Kiddo and I thought she forgot her homework at school so we had a backyard gardening kitty playdate. Marble also got to chase bugs. We also got to see him climb a few steps up the trunk of a tree.
During our exploration of the backyard I joyfully noticed tiny baby buds popping from brown tree branches. Wayward baby trees plant themselves in my garden. Last year instead of killing the baby tree I thought I’d replant it. A week ago I thought it was dead.
A while back I posted about reading Freedom’s Teacher and writing about it. Yes, I know empty promises (so far). I picked up that book again today and started outlining and rereading. The first reading of a book for me only gives an introduction. I get really caught up in the story and need to know how it all turns out. A 2nd reading will give me more depth. And so my 2nd reading begins. In a search for Septima I found this gem of a blog post over at self-rescuing princess society and quote that I happen to LOVE, you’ll see why (emphasis mine):
I have a great belief in the fact that whenever there is chaos, it creates wonderful thinking. I consider chaos a gift.
-Septima Poinsette Clark
From pg2. Introduction
Four decades of teaching and civic organizing shaped how she percieved the fundamental problems confronting the southern black community, including the need for better schools, better health care, better job opportunities and wages, and increased voter participation–particularly among black women–in local, state, and federal affairs.

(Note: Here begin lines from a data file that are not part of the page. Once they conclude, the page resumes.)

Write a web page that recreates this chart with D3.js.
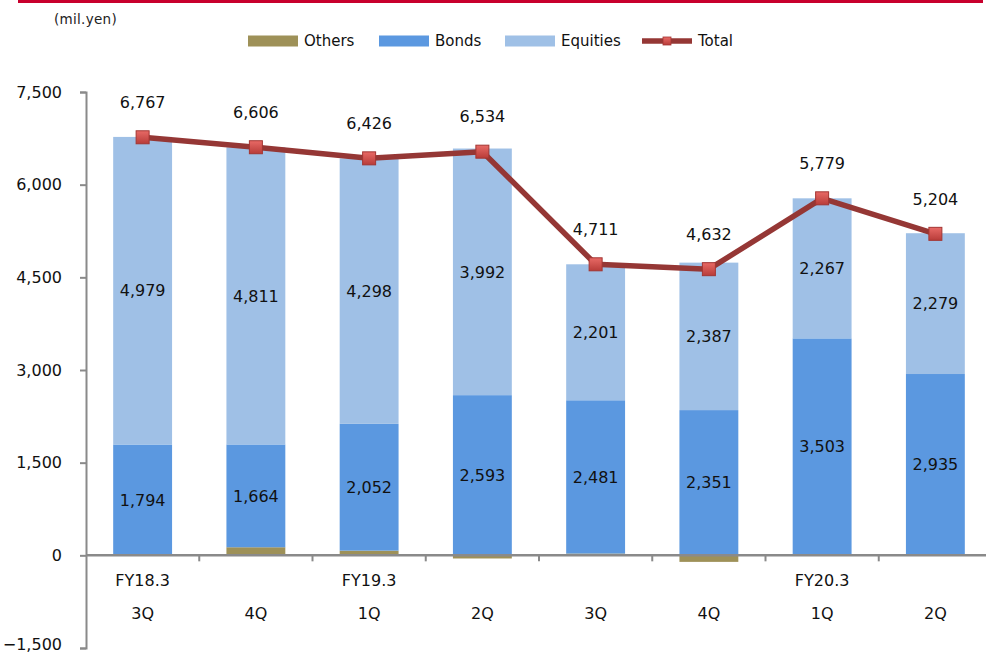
<!DOCTYPE html>
<html>
<head>
<meta charset="utf-8">
<script src="https://cdn.jsdelivr.net/npm/d3@7"></script>
<style>
  body { margin: 0; background: #fff; }
  svg { display: block; font-family: "DejaVu Sans", Verdana, sans-serif; }
</style>
</head>
<body>
<svg id="chart" width="986" height="654"></svg>
<script>
// data
const quarters = ["3Q", "4Q", "1Q", "2Q", "3Q", "4Q", "1Q", "2Q"];
const fyLabels = ["FY18.3", "", "FY19.3", "", "", "", "FY20.3", ""];
const bonds = [1794, 1664, 2052, 2593, 2481, 2351, 3503, 2935];
const equities = [4979, 4811, 4298, 3992, 2201, 2387, 2267, 2279];
const totals = [6767, 6606, 6426, 6534, 4711, 4632, 5779, 5204];
const others = totals.map((t, i) => t - bonds[i] - equities[i]);
const yTicks = [-1500, 0, 1500, 3000, 4500, 6000, 7500];
const seriesNames = ["Others", "Bonds", "Equities", "Total"];

const colors = {
  Others: "#9e9158",
  Bonds: "#5b98e0",
  Equities: "#9fc0e6",
  Total: "#953735",
};

const svg = d3.select("#chart"),
  plotLeft = 86,
  plotRight = 992, // plot area runs a bit past the picture's right edge
  plotTop = 92,
  plotBottom = 648;

const rows = quarters.map((q, i) => ({
  idx: i,
  Others: others[i],
  Bonds: bonds[i],
  Equities: equities[i],
}));

const x = d3
  .scaleBand()
  .domain(rows.map((d) => d.idx))
  .range([plotLeft, plotRight])
  .paddingInner(0.48)
  .paddingOuter(0.24);

const y = d3.scaleLinear().domain([-1500, 7500]).range([plotBottom, plotTop]);

// gradient for the total markers
const defs = svg.append("defs");
const grad = defs
  .append("linearGradient")
  .attr("id", "mk")
  .attr("x1", 0)
  .attr("y1", 0)
  .attr("x2", 0)
  .attr("y2", 1);
grad.append("stop").attr("offset", "0%").attr("stop-color", "#e86a66");
grad.append("stop").attr("offset", "100%").attr("stop-color", "#b83c39");

// red rule at the top
svg
  .append("line")
  .attr("x1", 18)
  .attr("x2", 983)
  .attr("y1", 1.5)
  .attr("y2", 1.5)
  .attr("stroke", "#c8002d")
  .attr("stroke-width", 3);

svg
  .append("text")
  .attr("x", 54)
  .attr("y", 24)
  .attr("font-size", 13.5)
  .attr("fill", "#222")
  .attr("letter-spacing", 0.3)
  .text("(mil.yen)");

// stacked bars
const stack = d3
  .stack()
  .keys(["Others", "Bonds", "Equities"])
  .offset(d3.stackOffsetDiverging);
const layers = stack(rows);

svg
  .append("g")
  .selectAll("g")
  .data(layers)
  .enter()
  .append("g")
  .attr("fill", (d) => colors[d.key])
  .selectAll("rect")
  .data((d) => d)
  .enter()
  .append("rect")
  .attr("x", (d) => x(d.data.idx))
  .attr("width", x.bandwidth())
  .attr("y", (d) => y(Math.max(d[0], d[1])))
  .attr("height", (d) => Math.abs(y(d[0]) - y(d[1])));

// segment labels for bonds and equities
layers
  .filter((l) => l.key != "Others")
  .forEach((l) => {
    svg
      .append("g")
      .selectAll("text")
      .data(l)
      .enter()
      .append("text")
      .attr("x", (d) => x(d.data.idx) + x.bandwidth() / 2)
      .attr("y", (d) => y((d[0] + d[1]) / 2))
      .attr("dy", "0.36em")
      .attr("text-anchor", "middle")
      .attr("font-size", 16)
      .attr("fill", "#111")
      .text((d) => d3.format(",")(d.data[l.key]));
  });

// axes
const axisColor = "#8a8a8a";
const yAxis = svg
  .append("g")
  .attr("transform", `translate(${plotLeft},0)`)
  .call(
    d3
      .axisLeft(y)
      .tickValues(yTicks)
      .tickSize(6)
      .tickPadding(18)
      .tickFormat(d3.format(","))
  );
yAxis.select(".domain").attr("stroke", axisColor).attr("stroke-width", 2);
yAxis.selectAll(".tick line").attr("stroke", axisColor).attr("stroke-width", 2);
yAxis
  .selectAll(".tick text")
  .attr("font-size", 16)
  .attr("fill", "#111")
  .attr("font-family", "DejaVu Sans, sans-serif");
// keep the bottom label inside the picture
yAxis
  .selectAll(".tick text")
  .filter((d) => d == -1500)
  .attr("dy", "0.1em");

const step = x.step();
const xAxis = svg.append("g");
xAxis
  .append("line")
  .attr("x1", plotLeft)
  .attr("x2", plotRight)
  .attr("y1", y(0))
  .attr("y2", y(0))
  .attr("stroke", axisColor)
  .attr("stroke-width", 2.5);
xAxis
  .selectAll("line.tk")
  .data(d3.range(1, quarters.length))
  .enter()
  .append("line")
  .attr("class", "tk")
  .attr("x1", (i) => plotLeft + i * step)
  .attr("x2", (i) => plotLeft + i * step)
  .attr("y1", y(0))
  .attr("y2", y(0) + 6)
  .attr("stroke", axisColor)
  .attr("stroke-width", 2);
xAxis
  .selectAll("text.fy")
  .data(rows)
  .enter()
  .append("text")
  .attr("class", "fy")
  .attr("x", (d) => x(d.idx) + x.bandwidth() / 2)
  .attr("y", 586)
  .attr("text-anchor", "middle")
  .attr("font-size", 16)
  .attr("fill", "#111")
  .text((d) => fyLabels[d.idx]);
xAxis
  .selectAll("text.q")
  .data(rows)
  .enter()
  .append("text")
  .attr("class", "q")
  .attr("x", (d) => x(d.idx) + x.bandwidth() / 2)
  .attr("y", 619)
  .attr("text-anchor", "middle")
  .attr("font-size", 16)
  .attr("fill", "#111")
  .text((d) => quarters[d.idx]);

// total line
const line = d3
  .line()
  .x((d, i) => x(i) + x.bandwidth() / 2)
  .y((d) => y(d));
svg
  .append("path")
  .datum(totals)
  .attr("d", line)
  .attr("fill", "none")
  .attr("stroke", colors.Total)
  .attr("stroke-width", 5.5)
  .attr("stroke-linejoin", "round");

const mk = 13;
svg
  .append("g")
  .selectAll("rect")
  .data(totals)
  .enter()
  .append("rect")
  .attr("x", (d, i) => x(i) + x.bandwidth() / 2 - mk / 2)
  .attr("y", (d) => y(d) - mk / 2)
  .attr("width", mk)
  .attr("height", mk)
  .attr("fill", "url(#mk)")
  .attr("stroke", "#a33532")
  .attr("stroke-width", 1);

svg
  .append("g")
  .selectAll("text")
  .data(totals)
  .enter()
  .append("text")
  .attr("x", (d, i) => x(i) + x.bandwidth() / 2)
  .attr("y", (d) => y(d) - 35)
  .attr("dy", "0.36em")
  .attr("text-anchor", "middle")
  .attr("font-size", 16)
  .attr("fill", "#111")
  .text((d) => d3.format(",")(d));

// legend
const legendX = [248, 379, 505, 642];
const legend = svg
  .append("g")
  .selectAll("g")
  .data(seriesNames)
  .enter()
  .append("g")
  .attr("transform", (d, i) => `translate(${legendX[i]},41)`);
legend
  .filter((d) => d != "Total")
  .append("rect")
  .attr("x", 0)
  .attr("y", -5.5)
  .attr("width", 50)
  .attr("height", 11)
  .attr("fill", (d) => colors[d]);
const lt = legend.filter((d) => d == "Total");
lt.append("line")
  .attr("x1", 0)
  .attr("x2", 50)
  .attr("y1", 0)
  .attr("y2", 0)
  .attr("stroke", colors.Total)
  .attr("stroke-width", 5.5);
lt.append("rect")
  .attr("x", 21)
  .attr("y", -4)
  .attr("width", 8)
  .attr("height", 8)
  .attr("fill", "url(#mk)")
  .attr("stroke", "#a33532")
  .attr("stroke-width", 0.8);
legend
  .append("text")
  .attr("x", 56)
  .attr("y", 0)
  .attr("dy", "0.35em")
  .attr("font-size", 15)
  .attr("fill", "#111")
  .text((d) => d);
</script>
</body>
</html>
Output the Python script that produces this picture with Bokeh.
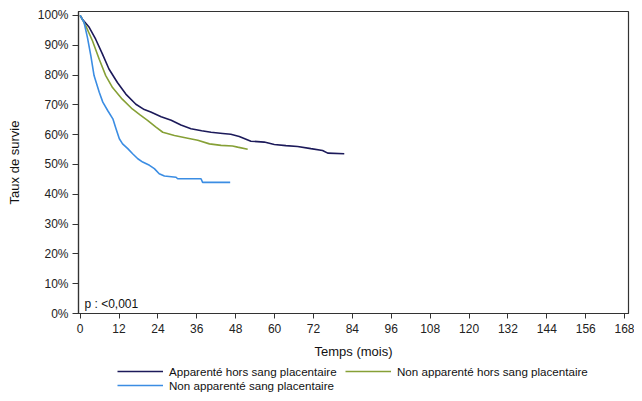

It seems like someone could have written this today. Communities face different problems in scope but they remain at the core.
The book goes on to say that she developed the foundation for the civil rights movement, her teachers trained more than twenty five thousand people, who were often active participants in SLCS’s campaigns.
If you didn’t have time to sign up for Melissa Harris Perry’s Nerland Scholar Challenge you can see links to all the articles of interest.
Just reading the articles and what MHP has posted made me aware of just how white the suffragists were.